My gut tells me that the pioneers were motivated more by a belief in heaven than a belief in hell. The Mormon concept of hell, after all, is more comforting than that associated with most Christian religions I am familiar with. And all of the stories and anecdotes I have heard over the years suggest that the pioneers were very focused on building the kingdom of God–both on this earth and the next. It seems to me that we (or perhaps just I?) are much less focused on that concept that we used to be. We mention it from time to time, but the absence of a collective struggle to build an empire in largely unsettled territory means that the kingdom of God has shifted from the tangible to the ethereal. I consider the temple, however, as one place where we continue to focus on building the kingdom and engage in a collective work that may not benefit us personally but contributes to the kingdom as a whole.
A few other unrelated but interesting points–the study mentioned above also found that economic activity suffered when people attended church–labeling beliefs as the output of the religious sector which can affect economic growth and church attendance as the inputs of the religious sector which consume economic performance.
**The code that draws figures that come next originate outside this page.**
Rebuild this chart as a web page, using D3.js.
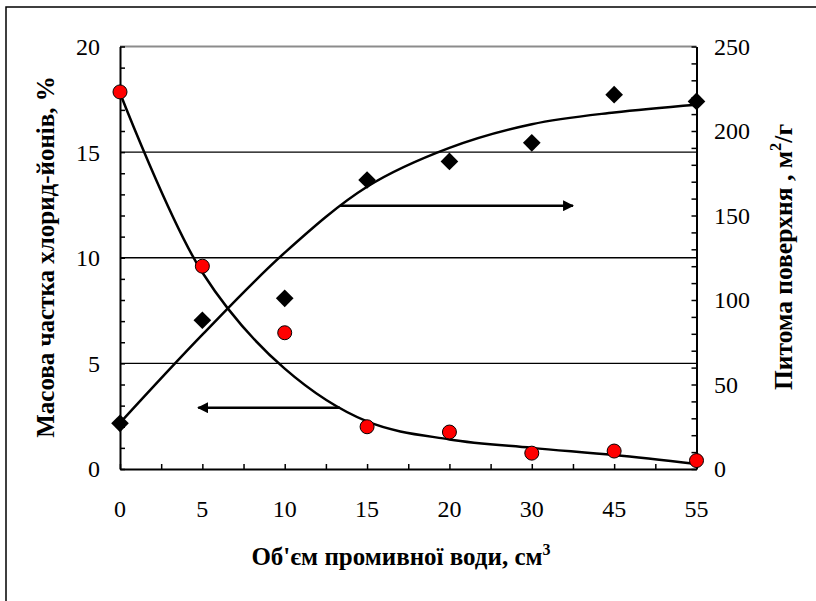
<!DOCTYPE html>
<html>
<head>
<meta charset="utf-8">
<script src="https://cdn.jsdelivr.net/npm/d3@7"></script>
<style>
  html, body { margin: 0; padding: 0; background: #fff; }
  svg { display: block; }
</style>
</head>
<body>
<svg id="chart" width="816" height="601"></svg>
<script>
// ---- data ----
const categories = ["0", "5", "10", "15", "20", "30", "45", "55"];
const chlorideValues = [17.85, 9.6, 6.45, 2.0, 1.75, 0.75, 0.85, 0.4];      // left axis, %
const surfaceValues = [27, 88, 101, 171, 182, 193, 221.5, 217.5];           // right axis, m2/g
const chlorideTrend = [17.8, 9.3, 4.75, 2.25, 1.4, 1.0, 0.66, 0.24];
const surfaceTrend = [27.3, 79.5, 128, 167, 190, 204, 211, 215.6];
const leftTicks = [0, 5, 10, 15, 20];
const rightTicks = [0, 50, 100, 150, 200, 250];
const gridValues = [5, 10, 15];
// arrows: [from index, to index, value]
const arrowLeft = [2.67, 0.95, 2.9];      // on left axis
const arrowRight = [2.67, 5.5, 155.8];    // on right axis

const leftTitle = "Масова частка хлорид-йонів, %";
const rightTitle = "Питома поверхня , м";
const xTitle = "Об'єм промивної води, см";

const FONT = "'Liberation Serif'";

// ---- layout ----
const svg = d3.select("#chart");
const L = 120, R = 696.5, T = 46.5, B = 469;

svg.append("rect").attr("x", 6).attr("y", 7).attr("width", 830).attr("height", 620)
  .attr("fill", "#fff").attr("stroke", "#000").attr("stroke-width", 1.5);

const x = d3.scalePoint().domain(categories).range([L, R]);
const xi = d3.scaleLinear().domain([0, categories.length - 1]).range([L, R]);
const yL = d3.scaleLinear().domain([0, 20]).range([B, T]);
const yR = d3.scaleLinear().domain([0, 250]).range([B, T]);

// gridlines
svg.append("g").selectAll("line").data(gridValues).join("line")
  .attr("x1", L).attr("x2", R)
  .attr("y1", d => yL(d)).attr("y2", d => yL(d))
  .attr("stroke", "#000").attr("stroke-width", 1.3);
svg.append("line").attr("x1", L).attr("x2", R).attr("y1", yL(20)).attr("y2", yL(20))
  .attr("stroke", "#8c8c8c").attr("stroke-width", 2);

// axes
const leftAxis = d3.axisLeft(yL).tickValues(d3.range(0, 21, 1)).tickSizeInner(-5).tickSizeOuter(0).tickFormat("");
const gL = svg.append("g").attr("transform", `translate(${L},0)`).call(leftAxis);
const rightAxis = d3.axisRight(yR).tickValues(d3.range(0, 251, 10)).tickSizeInner(-5).tickSizeOuter(0).tickFormat("");
const gR = svg.append("g").attr("transform", `translate(${R},0)`).call(rightAxis);
const bottomAxis = d3.axisBottom(xi).tickValues(d3.range(0, 7.01, 0.5)).tickSizeInner(-5).tickSizeOuter(0).tickFormat("");
const gB = svg.append("g").attr("transform", `translate(0,${B})`).call(bottomAxis);
[gL, gR, gB].forEach(g => {
  g.selectAll("path.domain").attr("stroke", "#000").attr("stroke-width", 2);
  g.selectAll(".tick line").attr("stroke", "#000").attr("stroke-width", 1.5);
});

// tick labels
svg.append("g").selectAll("text").data(leftTicks).join("text")
  .attr("x", 100).attr("y", d => yL(d)).attr("dy", "0.35em")
  .attr("text-anchor", "end").style("font-family", FONT).attr("font-size", 24).text(d => d);
svg.append("g").selectAll("text").data(rightTicks).join("text")
  .attr("x", 714).attr("y", d => yR(d)).attr("dy", "0.35em")
  .attr("text-anchor", "start").style("font-family", FONT).attr("font-size", 24).text(d => d);
svg.append("g").selectAll("text").data(categories).join("text")
  .attr("x", d => x(d)).attr("y", 517)
  .attr("text-anchor", "middle").style("font-family", FONT).attr("font-size", 24).text(d => d);

// trend curves
const lineL = d3.line().x((d, i) => xi(i)).y(d => yL(d)).curve(d3.curveCatmullRom.alpha(0.5));
const lineR = d3.line().x((d, i) => xi(i)).y(d => yR(d)).curve(d3.curveCatmullRom.alpha(0.5));
svg.append("path").datum(chlorideTrend).attr("d", lineL)
  .attr("fill", "none").attr("stroke", "#000").attr("stroke-width", 2.5);
svg.append("path").datum(surfaceTrend).attr("d", lineR)
  .attr("fill", "none").attr("stroke", "#000").attr("stroke-width", 2.5);

// arrows
const defs = svg.append("defs");
defs.append("marker").attr("id", "ah").attr("viewBox", "0 0 10 10")
  .attr("refX", 9).attr("refY", 5).attr("markerWidth", 4.4).attr("markerHeight", 4.4)
  .attr("markerUnits", "strokeWidth").attr("orient", "auto")
  .append("path").attr("d", "M0,0 L10,5 L0,10 Z").attr("fill", "#000");
svg.append("line")
  .attr("x1", xi(arrowLeft[0])).attr("x2", xi(arrowLeft[1]))
  .attr("y1", yL(arrowLeft[2])).attr("y2", yL(arrowLeft[2]))
  .attr("stroke", "#000").attr("stroke-width", 2.5).attr("marker-end", "url(#ah)");
svg.append("line")
  .attr("x1", xi(arrowRight[0])).attr("x2", xi(arrowRight[1]))
  .attr("y1", yR(arrowRight[2])).attr("y2", yR(arrowRight[2]))
  .attr("stroke", "#000").attr("stroke-width", 2.5).attr("marker-end", "url(#ah)");

// markers
const diamond = d3.symbol().type(d3.symbolSquare).size(156);
svg.append("g").selectAll("path").data(surfaceValues).join("path")
  .attr("d", diamond)
  .attr("transform", (d, i) => `translate(${x(categories[i])},${yR(d)}) rotate(45)`)
  .attr("fill", "#000");
svg.append("g").selectAll("circle").data(chlorideValues).join("circle")
  .attr("cx", (d, i) => x(categories[i])).attr("cy", d => yL(d)).attr("r", 7)
  .attr("fill", "#ff0000").attr("stroke", "#000").attr("stroke-width", 1);

// titles
svg.append("text").attr("transform", "translate(54,257) rotate(-90)")
  .attr("text-anchor", "middle").style("font-family", FONT).attr("font-size", 25).attr("font-weight", "bold")
  .text(leftTitle);
const tr = svg.append("text").attr("transform", "translate(792,257) rotate(-90)")
  .attr("text-anchor", "middle").style("font-family", FONT).attr("font-size", 25.5).attr("font-weight", "bold");
tr.append("tspan").text(rightTitle);
tr.append("tspan").attr("font-size", 16.5).attr("dy", -11).text("2");
tr.append("tspan").attr("dy", 11).text("/г");
const tx = svg.append("text").attr("x", 401).attr("y", 565)
  .attr("text-anchor", "middle").style("font-family", FONT).attr("font-size", 25).attr("font-weight", "bold");
tx.append("tspan").text(xTitle);
tx.append("tspan").attr("font-size", 16).attr("dy", -10).text("3");
</script>
</body>
</html>
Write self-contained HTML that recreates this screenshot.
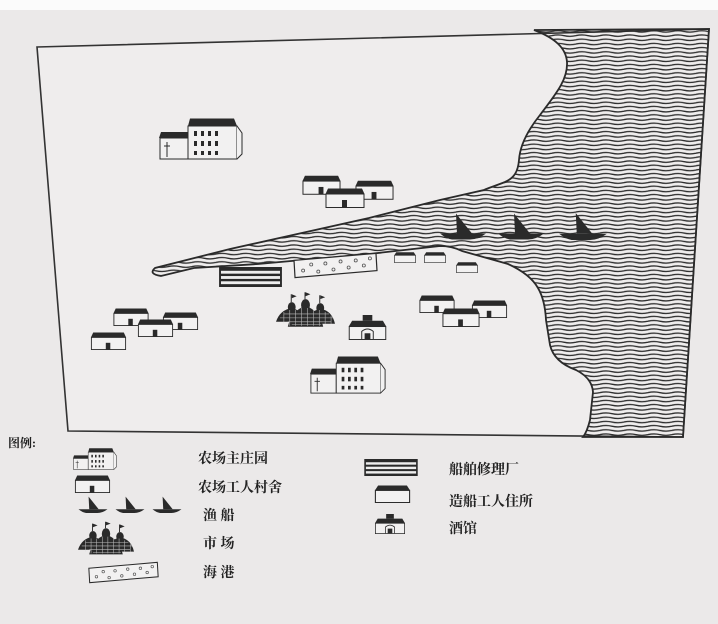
<!DOCTYPE html>
<html><head><meta charset="utf-8"><style>
html,body{margin:0;padding:0;background:#ebe9e9;}
svg{display:block}
.t{font-family:"Liberation Serif","Noto Serif CJK SC",serif;font-size:14px;font-weight:bold;fill:#222;}
</style></head><body>
<svg width="718" height="624" viewBox="0 0 718 624" xmlns="http://www.w3.org/2000/svg">
<defs>
<pattern id="w" width="24" height="4.2" patternUnits="userSpaceOnUse">
<path d="M0 2 Q6 0.6 12 2 T24 2" fill="none" stroke="#2a2a2a" stroke-width="1.3"/>
</pattern>
<symbol id="house" viewBox="0 0 40 20">
<path d="M3 0.5 H37 L39.5 6 H0.5 Z" fill="#2a2a2a"/>
<rect x="1" y="6" width="38" height="13.5" fill="#f2f1f1" stroke="#2a2a2a" stroke-width="1"/>
<rect x="17" y="12" width="5" height="7.5" fill="#2a2a2a"/>
</symbol>
<symbol id="shack" viewBox="0 0 40 20">
<path d="M4 0.5 H36 L39.5 6 H0.5 Z" fill="#2a2a2a"/>
<rect x="1" y="6" width="38" height="13.5" fill="#f2f1f1" stroke="#2a2a2a" stroke-width="1.2"/>
</symbol>
<symbol id="manor" viewBox="0 0 84 42">
<path d="M2 14 H29 V20 H0 Z" fill="#2a2a2a"/>
<rect x="1" y="20" width="28" height="21" fill="#f2f1f1" stroke="#2a2a2a"/>
<path d="M8 24 V39 M5 28 H11" stroke="#2a2a2a"/>
<path d="M31 0.5 H75 L78 8 H29 Z" fill="#2a2a2a"/>
<rect x="29" y="8" width="49" height="33" fill="#f2f1f1" stroke="#2a2a2a"/>
<path d="M78 8 L83 15 V36 L78 41" fill="#f2f1f1" stroke="#2a2a2a"/>
<g fill="#2a2a2a">
<rect x="35" y="13" width="3" height="5"/><rect x="42" y="13" width="3" height="5"/><rect x="49" y="13" width="3" height="5"/><rect x="56" y="13" width="3" height="5"/>
<rect x="35" y="23" width="3" height="5"/><rect x="42" y="23" width="3" height="5"/><rect x="49" y="23" width="3" height="5"/><rect x="56" y="23" width="3" height="5"/>
<rect x="35" y="33" width="3" height="4"/><rect x="42" y="33" width="3" height="4"/><rect x="49" y="33" width="3" height="4"/><rect x="56" y="33" width="3" height="4"/>
</g>
</symbol>
<symbol id="boat" viewBox="0 0 46 27">
<path d="M16 1 L17 21 L32 21 Z" fill="#2a2a2a"/>
<path d="M0 21 H46 Q38 27 30 27 H12 Q6 26 0 21 Z" fill="#2a2a2a"/>
</symbol>
<symbol id="market" viewBox="0 0 60 36">
<g fill="#2a2a2a">
<path d="M0 30 Q4 18 16 16 Q26 18 30 30 Z"/>
<path d="M12 35 Q16 18 30 14 Q44 18 48 35 Z"/>
<path d="M30 32 Q34 18 46 17 Q57 19 60 32 Z"/>
<ellipse cx="16" cy="15" rx="4" ry="5"/><ellipse cx="30" cy="13" rx="4.5" ry="6"/><ellipse cx="45" cy="16" rx="4" ry="5"/>
<path d="M15.5 10 V2 M29.5 7 V0 M44.5 11 V3" stroke="#2a2a2a" stroke-width="1"/>
<path d="M16 2 L21 4 L16 6 Z M30 0 L35 2 L30 4 Z M45 3 L50 5 L45 7 Z"/>
</g>
<g stroke="#ddd" stroke-width="0.6" opacity="0.8">
<path d="M4 26 H58 M8 22 H54 M12 30 H56 M16 33 H46"/>
<path d="M8 20 V32 M14 18 V34 M20 18 V34 M26 16 V34 M32 16 V34 M38 16 V34 M44 18 V34 M50 20 V32 M56 24 V32"/>
</g>
</symbol>
<symbol id="tavern" viewBox="0 0 40 26">
<rect x="15" y="0" width="10" height="6" fill="#2a2a2a"/>
<path d="M4 6 H36 L39.5 12 H0.5 Z" fill="#2a2a2a"/>
<rect x="1" y="12" width="38" height="13.5" fill="#f2f1f1" stroke="#2a2a2a"/>
<path d="M14 25 V17 Q20 12 26 17 V25" fill="none" stroke="#2a2a2a"/>
<rect x="17" y="19" width="6" height="6" fill="#2a2a2a"/>
</symbol>
<symbol id="yard" viewBox="0 0 66 21">
<rect x="0" y="0" width="66" height="21" fill="#2a2a2a"/>
<rect x="2" y="4" width="62" height="3" fill="#eee"/>
<rect x="2" y="9.5" width="62" height="3" fill="#eee"/>
<rect x="2" y="15" width="62" height="3" fill="#eee"/>
</symbol>
<symbol id="harbor" viewBox="0 0 84 26">
<path d="M1 8 L82 1 L83 18 L2 25 Z" fill="#f2f1f1" stroke="#2a2a2a" stroke-width="1.2"/>
<g fill="none" stroke="#555" stroke-width="0.8">
<circle cx="10" cy="18" r="1.5"/><circle cx="18" cy="12" r="1.5"/><circle cx="25" cy="19" r="1.5"/><circle cx="32" cy="11" r="1.5"/><circle cx="40" cy="17" r="1.5"/><circle cx="47" cy="9" r="1.5"/><circle cx="55" cy="15" r="1.5"/><circle cx="62" cy="8" r="1.5"/><circle cx="70" cy="13" r="1.5"/><circle cx="76" cy="6" r="1.5"/>
</g>
</symbol>
</defs>

<rect x="0" y="0" width="718" height="624" fill="#ebe9e9"/>
<rect x="0" y="0" width="718" height="10" fill="#fbfbfb"/>

<!-- frame -->
<path d="M37 47 L709 29 L683 437 L68 431 Z" fill="#efeded" stroke="#333" stroke-width="1.6"/>

<!-- sea -->
<path d="M534 30 C555 38 566 48 567 62 C568 80 555 95 540 115 C528 130 520 145 519 160 C518 172 514 178 505 182 C495 186 488 188 484 190 L440 200 L369 218 L230 249 L155 268 Q148 274 161 276 L194 268 L258 264 L369 254 L440 246 Q452 246 462 251 L508 264 Q530 274 538 288 Q545 300 546 320 L550 345 Q554 362 576 370 Q592 378 593 392 L590 420 Q587 432 583 437 L683 437 L709 29 Z" fill="url(#w)" stroke="#2a2a2a" stroke-width="1.8"/>

<!-- buildings -->
<use href="#manor" x="159" y="118" width="84" height="42"/>
<use href="#manor" x="308" y="356" width="80" height="38"/>
<use href="#house" x="302" y="175" width="39" height="20"/>
<use href="#house" x="355" y="180" width="39" height="20"/>
<use href="#house" x="325" y="188" width="40" height="20"/>
<use href="#house" x="113" y="308" width="36" height="18"/>
<use href="#house" x="161" y="312" width="39" height="18"/>
<use href="#house" x="137" y="319" width="37" height="18"/>
<use href="#house" x="90" y="332" width="37" height="18"/>
<use href="#house" x="417" y="295" width="40" height="18"/>
<use href="#house" x="470" y="300" width="39" height="18"/>
<use href="#house" x="441" y="308" width="40" height="19"/>
<use href="#shack" x="393" y="252" width="24" height="11"/>
<use href="#shack" x="423" y="252" width="24" height="11"/>
<use href="#shack" x="455" y="262" width="24" height="11"/>
<use href="#yard" x="218" y="267" width="65" height="20"/>
<use href="#harbor" x="293" y="252" width="85" height="27"/>
<use href="#market" x="276" y="292" width="59" height="36"/>
<use href="#tavern" x="348" y="315" width="39" height="25"/>
<use href="#boat" x="440" y="212" width="46" height="28"/>
<use href="#boat" x="498" y="212" width="46" height="28"/>
<use href="#boat" x="559" y="212" width="48" height="28"/>

<!-- legend -->
<text x="8" y="447" class="t" style="font-size:12px">图例:</text>
<use href="#manor" x="71" y="448" width="48" height="22"/>
<use href="#house" x="74" y="475" width="37" height="18"/>
<use href="#boat" x="78" y="496" width="30" height="17"/>
<use href="#boat" x="115" y="496" width="30" height="17"/>
<use href="#boat" x="152" y="496" width="30" height="17"/>
<use href="#market" x="78" y="520" width="56" height="37"/>
<use href="#harbor" x="88" y="561" width="71" height="23"/>
<use href="#yard" x="359" y="459" width="64" height="17"/>
<use href="#shack" x="373" y="485" width="39" height="18"/>
<use href="#tavern" x="372" y="514" width="36" height="20"/>
<text x="198" y="463" class="t">农场主庄园</text>
<text x="198" y="492" class="t">农场工人村舍</text>
<text x="203" y="520" class="t">渔 船</text>
<text x="203" y="548" class="t">市 场</text>
<text x="203" y="577" class="t">海 港</text>
<text x="449" y="474" class="t">船舶修理厂</text>
<text x="449" y="506" class="t">造船工人住所</text>
<text x="449" y="533" class="t">酒馆</text>
</svg>
</body></html>
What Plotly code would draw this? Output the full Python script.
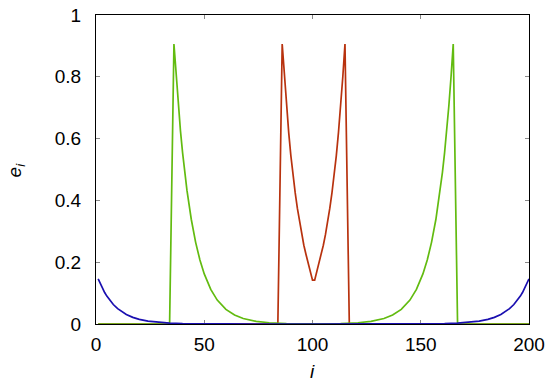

A quick Google search confirms that T&S and Brayden King scooped this study some months ago–Jim Falconer briefly blogged about it on T&S back in Feb and Brayden wrote about it in Jan.
Considering all of the variables the authors’ of this study where to trying to control for, I take their results with a grain of salt, but I think that heaven and hell are certainly powerful motivators for those who truly believe in them and it seems certain that the actions motivated by those beliefs would have some economic effect. To take another example, I’ve read theories that trade stagnated during the middle ages in part because of European societies’ taboos against usury and the profit motive.